Speaking at the Financial Times and the Emerging Markets Private Equity Association’s Private Equity in Africa Summit in London on Wednesday, many guest speakers were optimistic about investing in countries outside of the continent’s more developed markets such as South Africa.
Countries mentioned included Sierra Leone, the Democratic Republic of the Congo and Ethiopia, three of the world’s fastest-growing economies, according to the World Bank. All three countries are also among the world’s poorest, according to the United Nations, while Sierra Leone and DRC have both been gripped by an outbreak of the Ebola virus that is being described as the worst on record.
Scott Mackin, managing partner and head of the power team at Denham Capital, a US-based private equity firm focused on the energy sector, spoke positively about the energy industry in Sierra Leone, despite an outbreak of Ebola in May.
In July last year Denham formed Endeavour Energy, an Africa-focused power development and generation company that is in the process of building a $700 million hydroelectric power project in Sierra Leone.
Mackin said: “[Sierra Leone has] a new energy minister who’s very business-like, very crisp and sets schedules and makes people stick to them. The president wants to get a lot done and they’re enabling themselves to be very commercial […] and they’ve got goals to accomplish.”
Souleymane Ba, a principal at Helios Investment Partners, an Africa-focused private equity firm set up by two former dealmakers from buyout giant TPG Capital, referred to DRC, another country that has suffered a recent outbreak of the virus, as a country that should be looked at seriously by private equity investors.
In 2009 Helios was one of a group of investors, including hedge fund billionaireGeorge Soros, which committed $350 million to Helios Towers Africa, a sub-Saharan African telecommunications towers company that has since acquired tower assets in DRC, Ghana and Tanzania.
Ba said: “We operate in 35 countries, including DRC, and I think if you have a platform [that operates in more than] a single country you can manage some of the risk and have interesting upsides.”
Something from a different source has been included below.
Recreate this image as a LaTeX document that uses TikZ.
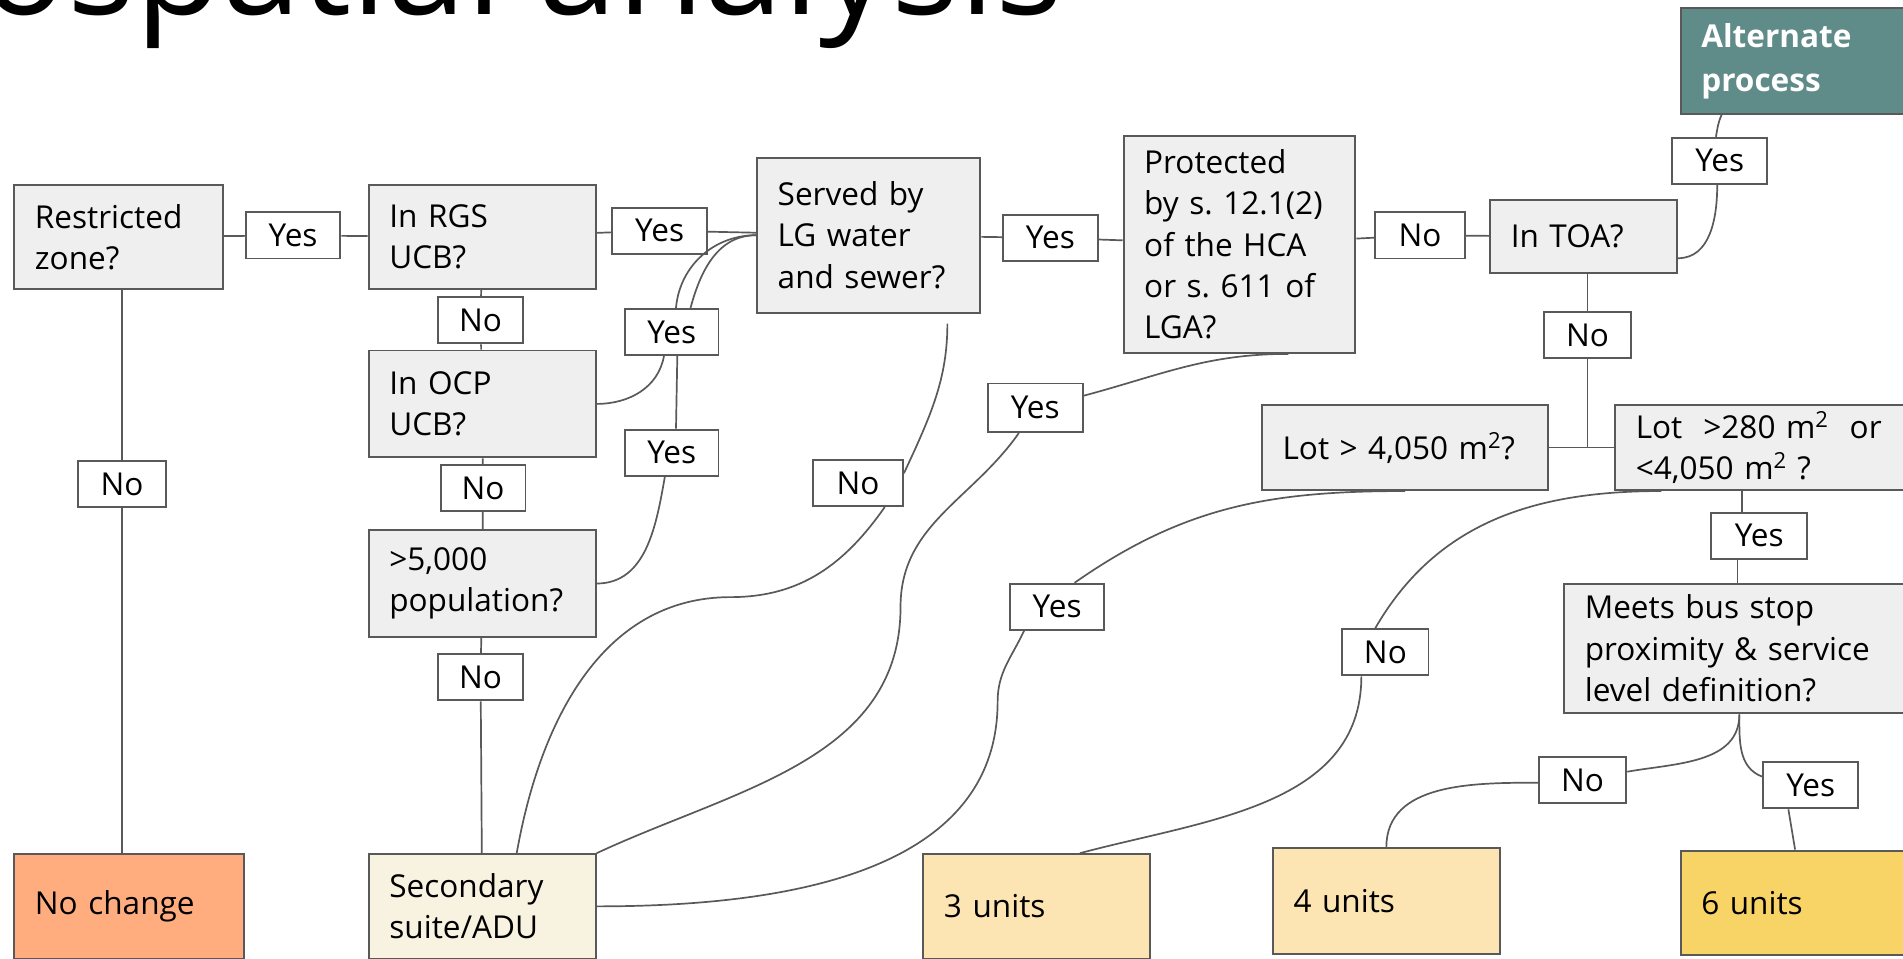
\documentclass[tikz,border=0pt]{standalone}
\usepackage{fontspec}
\setmainfont{Open Sans}
\usetikzlibrary{positioning}
\frenchspacing
\definecolor{linegray}{HTML}{595959}
\definecolor{boxgray}{HTML}{EFEFEF}
\definecolor{altteal}{HTML}{5F8B89}
\definecolor{nochangefill}{HTML}{FFAD7F}
\definecolor{suitefill}{HTML}{F8F3E0}
\definecolor{unitsfill}{HTML}{FCE5B2}
\definecolor{sixfill}{HTML}{F8D466}

\begin{document}
\begin{tikzpicture}[x=1pt, y=-1pt,
  question/.style={draw=linegray, line width=1.6pt, fill=boxgray, anchor=north west, align=left,
    inner xsep=17pt, inner ysep=0pt, font=\fontsize{26}{34}\selectfont},
  outcome/.style={question, fill=#1},
  answer/.style={draw=linegray, line width=1.6pt, fill=white, minimum width=#1, minimum height=38,
    inner sep=0pt, font=\fontsize{26}{30}\selectfont},
  answer/.default=78,
  link/.style={draw=linegray, line width=1.4pt}]
  \useasboundingbox (0,0) rectangle (1568,790);
  \clip (0,0) rectangle (1568,790);

  \node[anchor=base east, inner sep=0pt, font=\fontsize{117}{120}\selectfont] (title) at (876,12) {Geospatial analysis};

  \node[question, text width=138, minimum height=85] (restr) at (11,152) {Restricted\\zone?};
  \node[question, text width=153, minimum height=85] (rgs) at (303,152) {In RGS\\UCB?};
  \node[question, text width=153, minimum height=88] (ocp) at (303,288) {In OCP\\UCB?};
  \node[question, text width=153, minimum height=88] (popn) at (303,436) {>5,000\\population?};
  \node[question, text width=150, minimum height=128] (served) at (623,129) {Served by\\LG water\\and sewer?};
  \node[question, text width=157, minimum height=179] (prot) at (925,111) {Protected\\by s. 12.1(2)\\of the HCA\\or s. 611 of\\LGA?};
  \node[question, text width=120, minimum height=60] (toa) at (1227,164) {In TOA?};
  \node[question, text width=202, minimum height=70] (lotbig) at (1039,333) {Lot > 4,050 m\textsuperscript{2}?};
  \node[question, text width=250, minimum height=70] (lotmid) at (1330,333) {Lot\ \ >280 m\textsuperscript{2}\ \ or\\<4,050 m\textsuperscript{2} ?};
  \node[question, text width=270, minimum height=107] (bus) at (1288,480) {Meets bus stop\\proximity \& service\\level definition?};
  \node[outcome=altteal, text width=170, minimum height=87, text=white, font=\fontsize{26}{36}\selectfont\bfseries] (alt) at (1384,6) {Alternate\\process};

  \node[outcome=nochangefill, text width=155, minimum height=86] (nochange) at (11,703) {No change};
  \node[outcome=suitefill, text width=153, minimum height=86] (secsuite) at (303,703) {Secondary\\suite/ADU};
  \node[outcome=unitsfill, text width=153, minimum height=86] (three) at (760,703) {3 units};
  \node[outcome=unitsfill, text width=153, minimum height=87] (four) at (1048,698) {4 units};
  \node[outcome=sixfill, text width=170, minimum height=86] (six) at (1384,700) {6 units};

  \node[answer] (ly1) at (241.5,194) {Yes};
  \node[answer] (ly2) at (543.5,190) {Yes};
  \node[answer=77] (ly3) at (553.5,273.5) {Yes};
  \node[answer=77] (ly4) at (553.5,373) {Yes};
  \node[answer] (ly5) at (865.5,196) {Yes};
  \node[answer, minimum height=40] (ly6) at (853,336) {Yes};
  \node[answer] (ly7) at (1417,132.5) {Yes};
  \node[answer] (ly8) at (871,500) {Yes};
  \node[answer=79] (ly9) at (1449.5,441.5) {Yes};
  \node[answer] (ly10) at (1492,647) {Yes};
  \node[answer=73] (ln0) at (100.5,399) {No};
  \node[answer=70] (ln1) at (396,264) {No};
  \node[answer=70] (ln2) at (398,402) {No};
  \node[answer=70] (ln3) at (396,558) {No};
  \node[answer=74] (ln4) at (707,398) {No};
  \node[answer=74] (ln5) at (1170,194) {No};
  \node[answer=72] (ln6) at (1308,276) {No};
  \node[answer=71] (ln7) at (1141.5,537.5) {No};
  \node[answer=72] (ln8) at (1304,643) {No};

  \coordinate (bendA) at (602,492);
  \coordinate (bendB) at (742,500);
  \coordinate (bendC) at (822,578);

  \draw[link] (restr) -- (ly1) (ly1) -- (rgs);
  \draw[link] (ln0.north |- restr.south) -- (ln0.north) (ln0.south) -- (ln0.south |- nochange.north);
  \draw[link] (rgs) -- (ln1) (ln1) -- (ocp);
  \draw[link] (ocp) -- (ln2) (ln2) -- (popn);
  \draw[link] (popn) -- (ln3) (ln3) -- (secsuite);
  \draw[link] (rgs) -- (ly2) (ly2) -- (served);
  \draw[link] (ocp.east) to[out=0, in=-100] (ly3.252) (ly3.52) to[out=75, in=180] (served.west);
  \draw[link] (popn.east) to[out=0, in=-100] (ly4.254) (ly4.80) -- (ly3.283) (ly3.80) to[out=85, in=180] (served.west);
  \draw[link] (served) -- (ly5) (ly5) -- (prot);
  \draw[link, shorten <=8pt] (served.315) to[out=-90, in=65] (ln4.12);
  \draw[link] (ln4.318) to[out=-125, in=0] (bendA) to[out=180, in=80] (secsuite.57);
  \draw[link] (prot.294) to[out=180, in=15] (ly6.14);
  \draw[link] (ly6.237) to[out=-125, in=90] (bendB) to[out=-90, in=25] (secsuite.north east);
  \draw[link] (prot) -- (ln5) (ln5) -- (toa);
  \draw[link] (toa.347) to[out=0, in=-90] (ly7.264) (ly7.99) to[out=80, in=-115] (alt.213);
  \draw[link] (ln6.north |- toa.south) -- (ln6.north) (ln6.south) -- (ln6.south |- lotmid.west);
  \draw[link] (lotbig) -- (lotmid);
  \draw[link] (lotbig.south) to[out=180, in=35] (ly8.54);
  \draw[link] (ly8.216) to[out=-115, in=90] (bendC) to[out=-90, in=0] (secsuite.east);
  \draw[link] (lotmid.199) to[out=180, in=60] (ln7.113) (ln7.225) to[out=-90, in=15] (three.51);
  \draw[link] (ly9.126 |- lotmid.south) -- (ly9.126) (ly9.228) -- (ly9.228 |- bus.north);
  \draw[link] (bus.262) to[out=-90, in=10] (ln8.11) (ln8.183) to[out=180, in=90] (four.north);
  \draw[link] (bus.262) to[out=-90, in=160] (ly10.170) (ly10.227) -- (six.100);
\end{tikzpicture}
\end{document}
Private equity firms including global buyout giants such as Carlyle Group and Kohlberg Kravis Roberts have flocked to Africa in recent years in search of higher returns outside of stagnant Western economies, driven by a growing population, a burgeoning middle class and improved governance and economic policies, according to industry figures.
Popular countries for investment outside of South Africa, the continent’s most developed market, include Nigeria and Kenya, although increasing competition is making it difficult for some private equity firms, particularly the larger fund managers, to find companies to buy.
Diana Noble, chief executive of emerging markets-focused investor CDC Group, said that there are 3,186 companies on the continent that have revenue of above $50 million, 1,326 of which are in South Africa and 99 of which are in Nigeria. In sub-Saharan Africa, outside of North Africa and South Africa, there are 1,014 such companies across 46 countries, or 22 per country.
“That’s an incredibly shallow pool,” Noble said.
The increase in competition and desire for higher returns has led many firms to pursue deals in less developed countries, many of which are experiencing rapid economic growth. Sierra Leone’s gross domestic product grew by 15.2% last year, according to estimates by the World Bank.
However, in a report on the potential economic effect of Ebola released last week, the development organisation warned that the virus could cause up to $33 billion in losses for West Africa’s economy.
The virus had killed more than 3,400 people by early October, according to estimates by the World Health Organization.
CDC’s Noble said: “This is a humanitarian tragedy, and from an economic viewpoint it absolutely does affect perception of Africa.
“We’re seeing a number of transactions where international people are not wanting to go and do due diligence or not wanting to work on the power plants. So absolutely there is an effect and we all know it’s going to get worse before it gets better.”